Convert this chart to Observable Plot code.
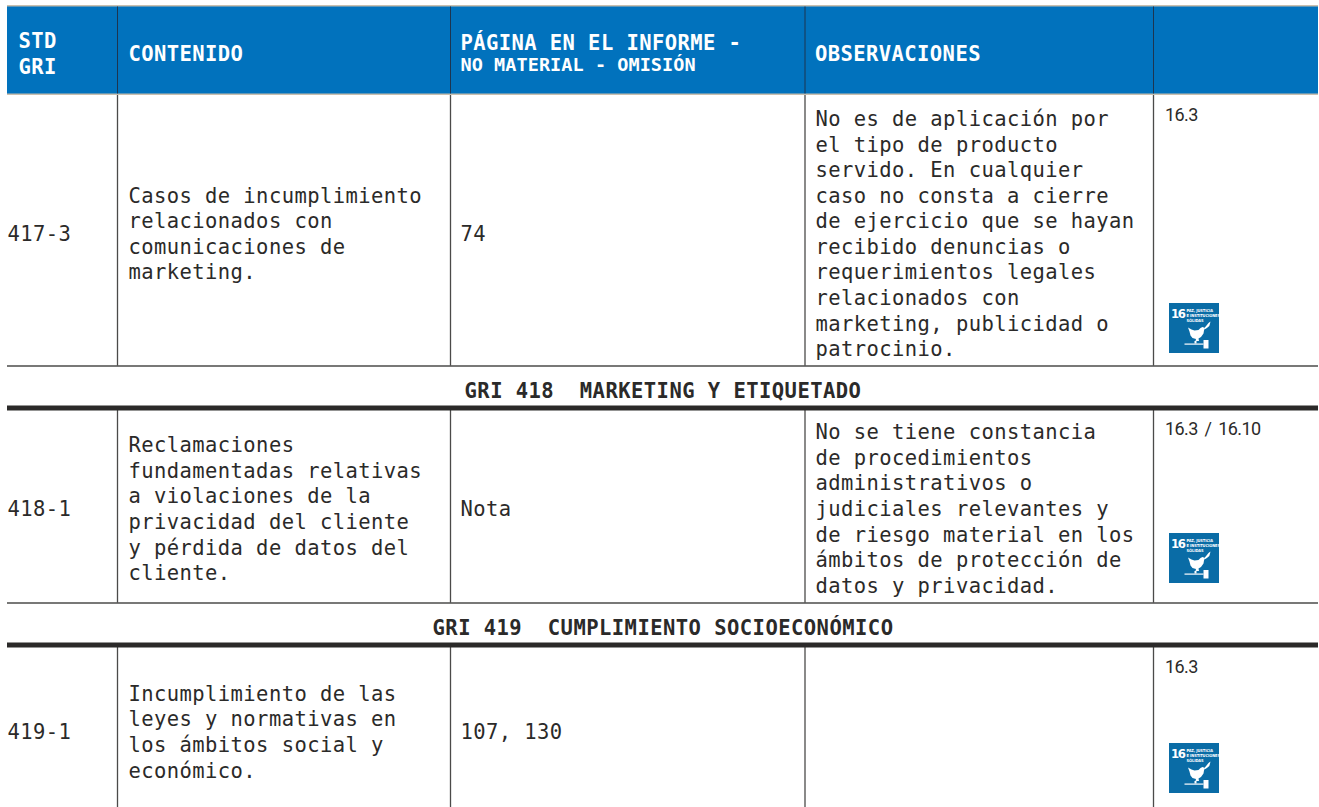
<!DOCTYPE html>
<html><head><meta charset="utf-8">
<script src="https://cdn.jsdelivr.net/npm/d3@7"></script>
<script src="https://cdn.jsdelivr.net/npm/@observablehq/plot@0.6"></script>
<style>
html,body{margin:0;padding:0;background:#fff;overflow:hidden}
svg{display:block}
</style></head><body>
<div id="chart"></div>
<script>
const mono = "DejaVu Sans Mono";
const condensed = "DejaVu Sans Condensed, Liberation Sans";
const blue = "#0172bd", ink = "#2b2a29", iconBlue = "#0a6ca6";

// Table grid
const columnEdges = [117, 450, 804.5, 1153];
const rowEdges = [365.5, 602.5];
const heavyEdges = [407.5, 644.5];

const headers = [
  {t: "STD", x: 18, y: 41},
  {t: "GRI", x: 18, y: 67},
  {t: "CONTENIDO", x: 128, y: 54},
  {t: "PÁGINA EN EL INFORME -", x: 460, y: 43},
  {t: "OBSERVACIONES", x: 814.5, y: 54}
];
const subHeaders = [{t: "NO MATERIAL - OMISIÓN", x: 460, y: 65}];

const sections = [
  {t: "GRI 418  MARKETING Y ETIQUETADO", x: 662.5, y: 391},
  {t: "GRI 419  CUMPLIMIENTO SOCIOECONÓMICO", x: 662.5, y: 628}
];

const codes = [
  {t: "417-3", x: 7, y: 234},
  {t: "418-1", x: 7, y: 509},
  {t: "419-1", x: 7, y: 732}
];
const pages = [
  {t: "74", x: 460, y: 234},
  {t: "Nota", x: 460, y: 509},
  {t: "107, 130", x: 460, y: 732}
];
const contents = [
  {lines: ["Casos de incumplimiento","relacionados con","comunicaciones de","marketing."], x: 128, y: [196,221,247,272]},
  {lines: ["Reclamaciones","fundamentadas relativas","a violaciones de la","privacidad del cliente","y pérdida de datos del","cliente."], x: 128, y: [445,471,496,522,548,573]},
  {lines: ["Incumplimiento de las","leyes y normativas en","los ámbitos social y","económico."], x: 128, y: [694,719,745,771]}
];
const observations = [
  {lines: ["No es de aplicación por","el tipo de producto","servido. En cualquier","caso no consta a cierre","de ejercicio que se hayan","recibido denuncias o","requerimientos legales","relacionados con","marketing, publicidad o","patrocinio."], x: 815, y: [119,145,170,196,221,247,272,298,324,349]},
  {lines: ["No se tiene constancia","de procedimientos","administrativos o","judiciales relevantes y","de riesgo material en los","ámbitos de protección de","datos y privacidad."], x: 815, y: [432,458,483,509,535,560,586]}
];
const odsLabels = [
  {t: "16.3", x: 1164.5, y: 115},
  {t: "16.3 / 16.10", x: 1164.5, y: 429},
  {t: "16.3", x: 1164.5, y: 667}
];
const iconOrigins = [{x: 1169, y: 303}, {x: 1169, y: 533}, {x: 1169, y: 743}];

// Icon artwork, in icon-local units
const doveShape = [[18.5,24],[22,26],[25,27],[29,26.5],[31,24.5],[33,23.5],[35.5,24.5],[34.5,27],[34,30],[31.5,33.5],[29,35],[29.5,37.5],[26,37.5],[26.5,35.5],[23,34.5],[21,32],[20,28]];
const hammerShape = [[34,36.5],[39,36.5],[39,45],[34,45]];
const handleShape = [[15,40],[34,40],[34,41.2],[15,41.2]];
const stemShape = [[25,37.5],[27,37.5],[27,40],[25,40]];
const branchShape = [[34.5,25],[37,22],[39,19.5],[41,18],[40.5,20],[39.8,22.5],[38,24],[36,25.5]];
const shapes = [doveShape, hammerShape, handleShape, stemShape, branchShape];

const flat = list => list.flatMap(r => r.lines.map((t, i) => ({t, x: r.x, y: r.y[i]})));
const bodyRows = [...codes, ...pages, ...flat(contents), ...flat(observations)];
const iconParts = iconOrigins.flatMap((o, i) => shapes.flatMap((s, j) => s.map(([px, py]) => ({x: o.x + px, y: o.y + py, id: i + "-" + j}))));
const iconSmall = iconOrigins.flatMap(o => [
  {t: "PAZ, JUSTICIA", x: o.x + 17, y: o.y + 7},
  {t: "E INSTITUCIONES", x: o.x + 17, y: o.y + 12},
  {t: "SÓLIDAS", x: o.x + 17, y: o.y + 17.5}
]);
const iconNum = iconOrigins.map(o => ({t: "16", x: o.x + 8.3, y: o.y + 10}));

// Spacing for each text mark, in drawing order
const textSpacing = [
  ["letter-spacing", ".42px"], ["letter-spacing", ".06px"], ["letter-spacing", ".46px"], ["letter-spacing", ".42px"],
  ["letter-spacing", "-.6px", "word-spacing", "3px"], ["letter-spacing", "-1.4px"], ["letter-spacing", "-.1px"]
];

const textOpts = {x: "x", y: "y", text: "t", textAnchor: "start", lineAnchor: "middle"};
const chart = Plot.plot({
  width: 1319, height: 807,
  margin: 0,
  x: {domain: [0, 1319], range: [0, 1319], axis: null},
  y: {domain: [0, 807], range: [0, 807], axis: null},
  style: {background: "#fff"},
  marks: [
    Plot.ruleX(columnEdges, {y1: 94, y2: 365.5, stroke: ink, strokeWidth: 1.3, strokeOpacity: .85}),
    Plot.ruleX(columnEdges, {y1: 409, y2: 602.5, stroke: ink, strokeWidth: 1.3, strokeOpacity: .85}),
    Plot.ruleX(columnEdges, {y1: 646, y2: 807, stroke: ink, strokeWidth: 1.3, strokeOpacity: .85}),
    Plot.rect([{}], {x1: 7, x2: 1318, y1: 5, y2: 95, fill: "#c9bfae"}),
    Plot.rect([{}], {x1: 7, x2: 1318, y1: 6.5, y2: 93.5, fill: blue}),
    Plot.ruleX(columnEdges, {y1: 6.5, y2: 93.5, stroke: "#1d3550", strokeWidth: 1}),
    Plot.ruleY(rowEdges, {x1: 7, x2: 1318, stroke: ink, strokeWidth: 1.3, strokeOpacity: .85}),
    Plot.ruleY(heavyEdges, {x1: 7, x2: 1318, stroke: ink, strokeWidth: 5}),
    Plot.text(headers, {...textOpts, fill: "#fff", fontFamily: mono, fontWeight: 700, fontSize: 20.5}),
    Plot.text(subHeaders, {...textOpts, fill: "#fff", fontFamily: mono, fontWeight: 700, fontSize: 18.5}),
    Plot.text(sections, {...textOpts, textAnchor: "middle", fill: ink, fontFamily: mono, fontWeight: 700, fontSize: 20.5}),
    Plot.text(bodyRows, {...textOpts, fill: ink, fontFamily: mono, fontSize: 20.5}),
    Plot.text(odsLabels, {...textOpts, fill: ink, fontFamily: "Roboto", fontWeight: 400, fontSize: 18}),
    Plot.rect(iconOrigins, {x1: "x", x2: d => d.x + 50, y1: "y", y2: d => d.y + 50, fill: iconBlue}),
    Plot.line(iconParts, {x: "x", y: "y", z: "id", fill: "#fff", stroke: "none", curve: "linear-closed"}),
    Plot.text(iconNum, {...textOpts, textAnchor: "middle", fill: "#fff", fontFamily: condensed, fontWeight: 700, fontSize: 13}),
    Plot.text(iconSmall, {...textOpts, fill: "#fff", fontFamily: condensed, fontWeight: 700, fontSize: 4})
  ]
});
chart.querySelectorAll('g[aria-label="text"]').forEach((g, i) => {
  const s = textSpacing[i] || [];
  for (let k = 0; k < s.length; k += 2) g.style.setProperty(s[k], s[k + 1]);
});
document.getElementById("chart").append(chart);
</script>
</body></html>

=======

## EXERCISE DESCRIPTION
Without including any pictures, print all of the material exactly as given.

## THE RESULT
Convert this chart to Observable Plot code.
<!DOCTYPE html>
<html><head><meta charset="utf-8">
<script src="https://cdn.jsdelivr.net/npm/d3@7"></script>
<script src="https://cdn.jsdelivr.net/npm/@observablehq/plot@0.6"></script>
<style>
html,body{margin:0;padding:0;background:#fff;overflow:hidden}
svg{display:block}
</style></head><body>
<div id="chart"></div>
<script>
const mono = "DejaVu Sans Mono";
const condensed = "DejaVu Sans Condensed, Liberation Sans";
const blue = "#0172bd", ink = "#2b2a29", iconBlue = "#0a6ca6";

// Table grid
const columnEdges = [117, 450, 804.5, 1153];
const rowEdges = [365.5, 602.5];
const heavyEdges = [407.5, 644.5];

const headers = [
  {t: "STD", x: 18, y: 41},
  {t: "GRI", x: 18, y: 67},
  {t: "CONTENIDO", x: 128, y: 54},
  {t: "PÁGINA EN EL INFORME -", x: 460, y: 43},
  {t: "OBSERVACIONES", x: 814.5, y: 54}
];
const subHeaders = [{t: "NO MATERIAL - OMISIÓN", x: 460, y: 65}];

const sections = [
  {t: "GRI 418  MARKETING Y ETIQUETADO", x: 662.5, y: 391},
  {t: "GRI 419  CUMPLIMIENTO SOCIOECONÓMICO", x: 662.5, y: 628}
];

const codes = [
  {t: "417-3", x: 7, y: 234},
  {t: "418-1", x: 7, y: 509},
  {t: "419-1", x: 7, y: 732}
];
const pages = [
  {t: "74", x: 460, y: 234},
  {t: "Nota", x: 460, y: 509},
  {t: "107, 130", x: 460, y: 732}
];
const contents = [
  {lines: ["Casos de incumplimiento","relacionados con","comunicaciones de","marketing."], x: 128, y: [196,221,247,272]},
  {lines: ["Reclamaciones","fundamentadas relativas","a violaciones de la","privacidad del cliente","y pérdida de datos del","cliente."], x: 128, y: [445,471,496,522,548,573]},
  {lines: ["Incumplimiento de las","leyes y normativas en","los ámbitos social y","económico."], x: 128, y: [694,719,745,771]}
];
const observations = [
  {lines: ["No es de aplicación por","el tipo de producto","servido. En cualquier","caso no consta a cierre","de ejercicio que se hayan","recibido denuncias o","requerimientos legales","relacionados con","marketing, publicidad o","patrocinio."], x: 815, y: [119,145,170,196,221,247,272,298,324,349]},
  {lines: ["No se tiene constancia","de procedimientos","administrativos o","judiciales relevantes y","de riesgo material en los","ámbitos de protección de","datos y privacidad."], x: 815, y: [432,458,483,509,535,560,586]}
];
const odsLabels = [
  {t: "16.3", x: 1164.5, y: 115},
  {t: "16.3 / 16.10", x: 1164.5, y: 429},
  {t: "16.3", x: 1164.5, y: 667}
];
const iconOrigins = [{x: 1169, y: 303}, {x: 1169, y: 533}, {x: 1169, y: 743}];

// Icon artwork, in icon-local units
const doveShape = [[18.5,24],[22,26],[25,27],[29,26.5],[31,24.5],[33,23.5],[35.5,24.5],[34.5,27],[34,30],[31.5,33.5],[29,35],[29.5,37.5],[26,37.5],[26.5,35.5],[23,34.5],[21,32],[20,28]];
const hammerShape = [[34,36.5],[39,36.5],[39,45],[34,45]];
const handleShape = [[15,40],[34,40],[34,41.2],[15,41.2]];
const stemShape = [[25,37.5],[27,37.5],[27,40],[25,40]];
const branchShape = [[34.5,25],[37,22],[39,19.5],[41,18],[40.5,20],[39.8,22.5],[38,24],[36,25.5]];
const shapes = [doveShape, hammerShape, handleShape, stemShape, branchShape];

const flat = list => list.flatMap(r => r.lines.map((t, i) => ({t, x: r.x, y: r.y[i]})));
const bodyRows = [...codes, ...pages, ...flat(contents), ...flat(observations)];
const iconParts = iconOrigins.flatMap((o, i) => shapes.flatMap((s, j) => s.map(([px, py]) => ({x: o.x + px, y: o.y + py, id: i + "-" + j}))));
const iconSmall = iconOrigins.flatMap(o => [
  {t: "PAZ, JUSTICIA", x: o.x + 17, y: o.y + 7},
  {t: "E INSTITUCIONES", x: o.x + 17, y: o.y + 12},
  {t: "SÓLIDAS", x: o.x + 17, y: o.y + 17.5}
]);
const iconNum = iconOrigins.map(o => ({t: "16", x: o.x + 8.3, y: o.y + 10}));

// Spacing for each text mark, in drawing order
const textSpacing = [
  ["letter-spacing", ".42px"], ["letter-spacing", ".06px"], ["letter-spacing", ".46px"], ["letter-spacing", ".42px"],
  ["letter-spacing", "-.6px", "word-spacing", "3px"], ["letter-spacing", "-1.4px"], ["letter-spacing", "-.1px"]
];

const textOpts = {x: "x", y: "y", text: "t", textAnchor: "start", lineAnchor: "middle"};
const chart = Plot.plot({
  width: 1319, height: 807,
  margin: 0,
  x: {domain: [0, 1319], range: [0, 1319], axis: null},
  y: {domain: [0, 807], range: [0, 807], axis: null},
  style: {background: "#fff"},
  marks: [
    Plot.ruleX(columnEdges, {y1: 94, y2: 365.5, stroke: ink, strokeWidth: 1.3, strokeOpacity: .85}),
    Plot.ruleX(columnEdges, {y1: 409, y2: 602.5, stroke: ink, strokeWidth: 1.3, strokeOpacity: .85}),
    Plot.ruleX(columnEdges, {y1: 646, y2: 807, stroke: ink, strokeWidth: 1.3, strokeOpacity: .85}),
    Plot.rect([{}], {x1: 7, x2: 1318, y1: 5, y2: 95, fill: "#c9bfae"}),
    Plot.rect([{}], {x1: 7, x2: 1318, y1: 6.5, y2: 93.5, fill: blue}),
    Plot.ruleX(columnEdges, {y1: 6.5, y2: 93.5, stroke: "#1d3550", strokeWidth: 1}),
    Plot.ruleY(rowEdges, {x1: 7, x2: 1318, stroke: ink, strokeWidth: 1.3, strokeOpacity: .85}),
    Plot.ruleY(heavyEdges, {x1: 7, x2: 1318, stroke: ink, strokeWidth: 5}),
    Plot.text(headers, {...textOpts, fill: "#fff", fontFamily: mono, fontWeight: 700, fontSize: 20.5}),
    Plot.text(subHeaders, {...textOpts, fill: "#fff", fontFamily: mono, fontWeight: 700, fontSize: 18.5}),
    Plot.text(sections, {...textOpts, textAnchor: "middle", fill: ink, fontFamily: mono, fontWeight: 700, fontSize: 20.5}),
    Plot.text(bodyRows, {...textOpts, fill: ink, fontFamily: mono, fontSize: 20.5}),
    Plot.text(odsLabels, {...textOpts, fill: ink, fontFamily: "Roboto", fontWeight: 400, fontSize: 18}),
    Plot.rect(iconOrigins, {x1: "x", x2: d => d.x + 50, y1: "y", y2: d => d.y + 50, fill: iconBlue}),
    Plot.line(iconParts, {x: "x", y: "y", z: "id", fill: "#fff", stroke: "none", curve: "linear-closed"}),
    Plot.text(iconNum, {...textOpts, textAnchor: "middle", fill: "#fff", fontFamily: condensed, fontWeight: 700, fontSize: 13}),
    Plot.text(iconSmall, {...textOpts, fill: "#fff", fontFamily: condensed, fontWeight: 700, fontSize: 4})
  ]
});
chart.querySelectorAll('g[aria-label="text"]').forEach((g, i) => {
  const s = textSpacing[i] || [];
  for (let k = 0; k < s.length; k += 2) g.style.setProperty(s[k], s[k + 1]);
});
document.getElementById("chart").append(chart);
</script>
</body></html>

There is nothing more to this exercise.